»»

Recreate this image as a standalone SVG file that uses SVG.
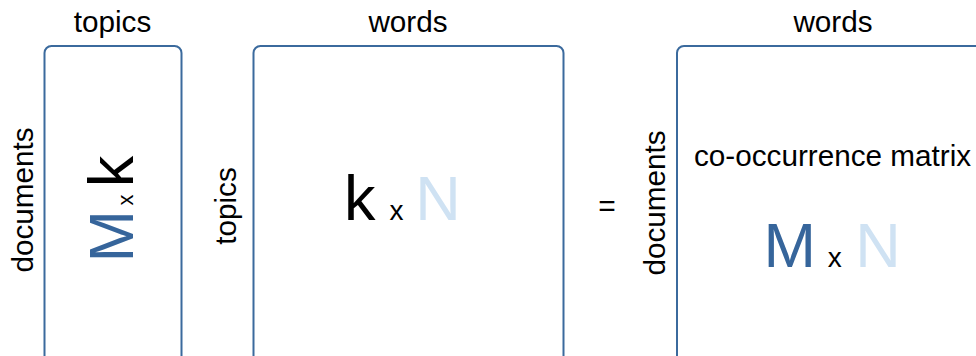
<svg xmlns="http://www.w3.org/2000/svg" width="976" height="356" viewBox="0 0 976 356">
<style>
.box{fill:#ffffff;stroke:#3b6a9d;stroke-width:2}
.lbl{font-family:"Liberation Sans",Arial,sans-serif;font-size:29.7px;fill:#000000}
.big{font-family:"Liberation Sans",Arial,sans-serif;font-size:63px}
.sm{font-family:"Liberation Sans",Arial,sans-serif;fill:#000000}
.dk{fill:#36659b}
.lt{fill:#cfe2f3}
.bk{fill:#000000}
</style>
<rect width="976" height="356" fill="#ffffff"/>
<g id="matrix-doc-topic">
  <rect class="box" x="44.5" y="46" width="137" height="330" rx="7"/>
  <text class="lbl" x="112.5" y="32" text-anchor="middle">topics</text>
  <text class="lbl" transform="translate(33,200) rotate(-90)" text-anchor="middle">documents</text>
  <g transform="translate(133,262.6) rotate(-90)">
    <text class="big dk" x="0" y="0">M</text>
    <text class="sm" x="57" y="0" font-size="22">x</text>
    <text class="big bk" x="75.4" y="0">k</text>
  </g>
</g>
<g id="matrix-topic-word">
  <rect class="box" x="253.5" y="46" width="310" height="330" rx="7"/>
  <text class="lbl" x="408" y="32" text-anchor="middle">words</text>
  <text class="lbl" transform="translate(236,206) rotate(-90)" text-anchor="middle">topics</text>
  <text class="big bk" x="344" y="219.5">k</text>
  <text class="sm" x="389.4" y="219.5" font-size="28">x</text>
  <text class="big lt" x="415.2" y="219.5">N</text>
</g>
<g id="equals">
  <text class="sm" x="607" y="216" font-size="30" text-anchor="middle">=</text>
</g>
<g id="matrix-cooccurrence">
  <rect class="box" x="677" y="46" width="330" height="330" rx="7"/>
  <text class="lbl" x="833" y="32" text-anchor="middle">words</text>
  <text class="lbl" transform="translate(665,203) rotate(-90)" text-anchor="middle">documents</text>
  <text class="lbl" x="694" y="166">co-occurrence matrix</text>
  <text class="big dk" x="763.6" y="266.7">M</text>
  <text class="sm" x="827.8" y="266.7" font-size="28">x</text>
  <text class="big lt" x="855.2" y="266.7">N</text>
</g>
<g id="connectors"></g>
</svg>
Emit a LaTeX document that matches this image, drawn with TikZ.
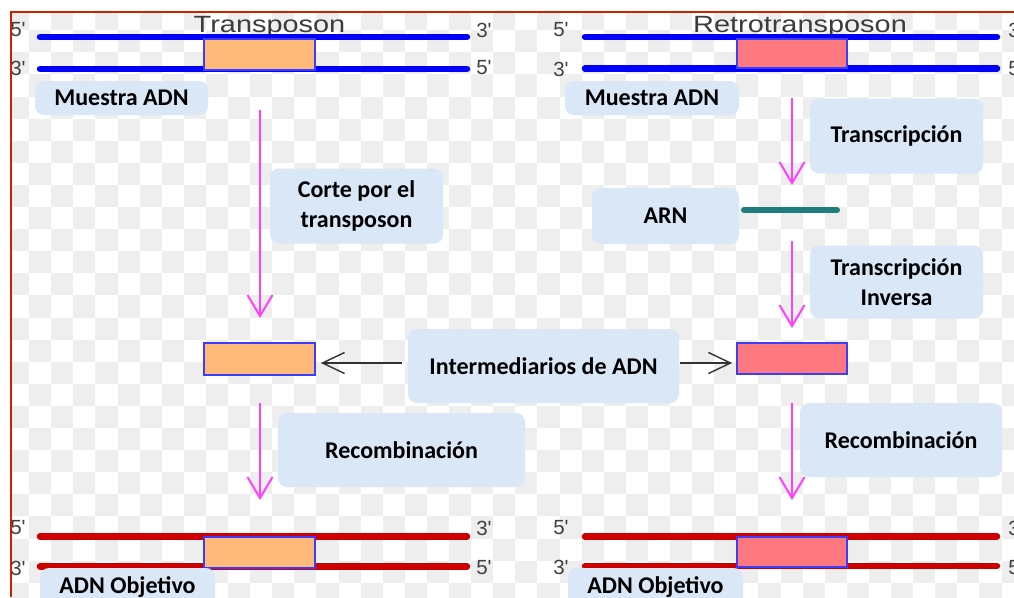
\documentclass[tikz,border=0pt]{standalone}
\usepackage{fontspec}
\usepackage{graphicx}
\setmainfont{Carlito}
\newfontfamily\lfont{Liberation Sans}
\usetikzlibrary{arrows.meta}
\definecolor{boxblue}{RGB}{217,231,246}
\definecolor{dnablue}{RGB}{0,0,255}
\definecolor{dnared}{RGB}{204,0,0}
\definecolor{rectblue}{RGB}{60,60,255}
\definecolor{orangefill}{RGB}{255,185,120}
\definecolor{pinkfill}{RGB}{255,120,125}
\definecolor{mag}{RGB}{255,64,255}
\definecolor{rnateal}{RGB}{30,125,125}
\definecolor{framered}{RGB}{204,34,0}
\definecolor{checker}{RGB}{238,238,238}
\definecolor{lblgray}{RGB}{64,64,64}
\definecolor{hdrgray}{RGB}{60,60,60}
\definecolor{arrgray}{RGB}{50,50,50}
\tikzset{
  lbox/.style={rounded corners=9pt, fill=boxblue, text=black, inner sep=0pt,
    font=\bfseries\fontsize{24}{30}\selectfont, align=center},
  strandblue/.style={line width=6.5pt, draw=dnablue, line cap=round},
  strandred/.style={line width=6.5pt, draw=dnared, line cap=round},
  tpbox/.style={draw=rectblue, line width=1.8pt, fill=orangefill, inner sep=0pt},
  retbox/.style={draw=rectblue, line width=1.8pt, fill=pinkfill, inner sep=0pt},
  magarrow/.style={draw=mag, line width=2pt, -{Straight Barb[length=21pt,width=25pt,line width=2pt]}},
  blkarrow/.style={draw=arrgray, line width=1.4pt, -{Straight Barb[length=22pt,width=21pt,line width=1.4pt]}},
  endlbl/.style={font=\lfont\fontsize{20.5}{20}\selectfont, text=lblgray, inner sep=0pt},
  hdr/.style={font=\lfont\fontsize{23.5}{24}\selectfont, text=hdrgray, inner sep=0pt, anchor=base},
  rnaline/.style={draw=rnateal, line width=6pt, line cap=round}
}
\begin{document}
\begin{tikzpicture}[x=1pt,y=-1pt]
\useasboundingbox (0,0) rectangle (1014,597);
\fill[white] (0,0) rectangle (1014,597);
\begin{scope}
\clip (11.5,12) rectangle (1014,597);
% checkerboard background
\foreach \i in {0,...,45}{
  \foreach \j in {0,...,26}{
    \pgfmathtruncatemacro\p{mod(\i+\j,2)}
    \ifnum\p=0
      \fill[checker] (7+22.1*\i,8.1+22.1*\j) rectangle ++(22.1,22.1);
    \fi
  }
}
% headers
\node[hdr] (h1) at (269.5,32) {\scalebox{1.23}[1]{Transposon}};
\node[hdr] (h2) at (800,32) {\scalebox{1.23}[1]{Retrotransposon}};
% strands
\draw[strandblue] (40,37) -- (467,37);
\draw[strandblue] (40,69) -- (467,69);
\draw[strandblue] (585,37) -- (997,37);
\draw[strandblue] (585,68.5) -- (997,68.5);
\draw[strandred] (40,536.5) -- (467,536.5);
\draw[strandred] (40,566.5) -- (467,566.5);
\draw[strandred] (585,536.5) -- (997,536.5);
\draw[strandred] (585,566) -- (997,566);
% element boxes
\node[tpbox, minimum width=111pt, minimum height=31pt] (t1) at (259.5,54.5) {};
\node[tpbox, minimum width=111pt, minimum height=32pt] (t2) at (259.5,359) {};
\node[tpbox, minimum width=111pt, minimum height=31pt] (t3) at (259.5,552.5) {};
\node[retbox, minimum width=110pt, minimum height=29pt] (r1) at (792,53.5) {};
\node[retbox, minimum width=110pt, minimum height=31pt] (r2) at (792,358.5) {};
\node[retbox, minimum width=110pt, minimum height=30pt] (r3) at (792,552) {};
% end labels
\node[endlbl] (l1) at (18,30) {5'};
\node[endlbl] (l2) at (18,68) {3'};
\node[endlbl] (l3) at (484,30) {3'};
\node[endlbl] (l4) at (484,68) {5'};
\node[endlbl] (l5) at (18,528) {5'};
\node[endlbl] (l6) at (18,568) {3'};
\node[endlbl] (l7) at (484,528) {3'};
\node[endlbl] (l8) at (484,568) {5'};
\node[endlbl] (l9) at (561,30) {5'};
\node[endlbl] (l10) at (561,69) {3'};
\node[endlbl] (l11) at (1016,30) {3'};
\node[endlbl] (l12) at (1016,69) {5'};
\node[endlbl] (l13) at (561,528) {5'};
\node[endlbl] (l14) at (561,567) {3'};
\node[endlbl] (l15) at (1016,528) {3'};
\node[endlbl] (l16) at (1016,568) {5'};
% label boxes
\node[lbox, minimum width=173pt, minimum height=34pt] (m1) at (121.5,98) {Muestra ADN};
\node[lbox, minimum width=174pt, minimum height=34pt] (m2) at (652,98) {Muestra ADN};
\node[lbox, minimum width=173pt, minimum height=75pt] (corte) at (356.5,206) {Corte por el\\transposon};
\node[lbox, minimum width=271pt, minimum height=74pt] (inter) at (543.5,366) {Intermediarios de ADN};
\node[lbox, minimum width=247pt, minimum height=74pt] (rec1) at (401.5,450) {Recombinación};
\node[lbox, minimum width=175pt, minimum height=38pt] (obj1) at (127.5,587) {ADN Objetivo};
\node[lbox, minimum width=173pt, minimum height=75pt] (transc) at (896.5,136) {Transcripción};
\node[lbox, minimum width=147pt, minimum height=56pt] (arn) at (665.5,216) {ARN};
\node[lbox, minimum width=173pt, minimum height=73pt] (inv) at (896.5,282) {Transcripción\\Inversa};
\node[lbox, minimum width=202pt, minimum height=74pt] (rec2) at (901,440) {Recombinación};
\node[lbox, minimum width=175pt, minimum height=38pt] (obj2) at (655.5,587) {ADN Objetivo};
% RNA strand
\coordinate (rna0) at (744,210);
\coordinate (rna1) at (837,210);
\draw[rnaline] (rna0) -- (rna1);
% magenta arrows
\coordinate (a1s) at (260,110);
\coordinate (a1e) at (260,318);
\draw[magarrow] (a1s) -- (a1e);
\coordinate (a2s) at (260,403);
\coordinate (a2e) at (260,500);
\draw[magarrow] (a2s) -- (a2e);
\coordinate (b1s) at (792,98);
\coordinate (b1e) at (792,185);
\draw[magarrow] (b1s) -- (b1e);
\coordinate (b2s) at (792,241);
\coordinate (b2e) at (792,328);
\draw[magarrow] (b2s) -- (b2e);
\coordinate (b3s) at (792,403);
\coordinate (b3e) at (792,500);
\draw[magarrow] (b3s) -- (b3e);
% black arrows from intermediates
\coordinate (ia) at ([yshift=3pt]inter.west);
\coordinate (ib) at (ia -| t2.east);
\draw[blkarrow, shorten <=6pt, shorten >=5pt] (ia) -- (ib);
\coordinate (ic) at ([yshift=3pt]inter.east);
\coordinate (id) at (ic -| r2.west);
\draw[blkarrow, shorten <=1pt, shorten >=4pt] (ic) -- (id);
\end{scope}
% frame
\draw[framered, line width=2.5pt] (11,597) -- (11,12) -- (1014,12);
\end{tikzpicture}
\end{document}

««

__To do__.
Give the number of lines in the entries that include the string "standalone", and nothing more.

__Answer to the problem__.
2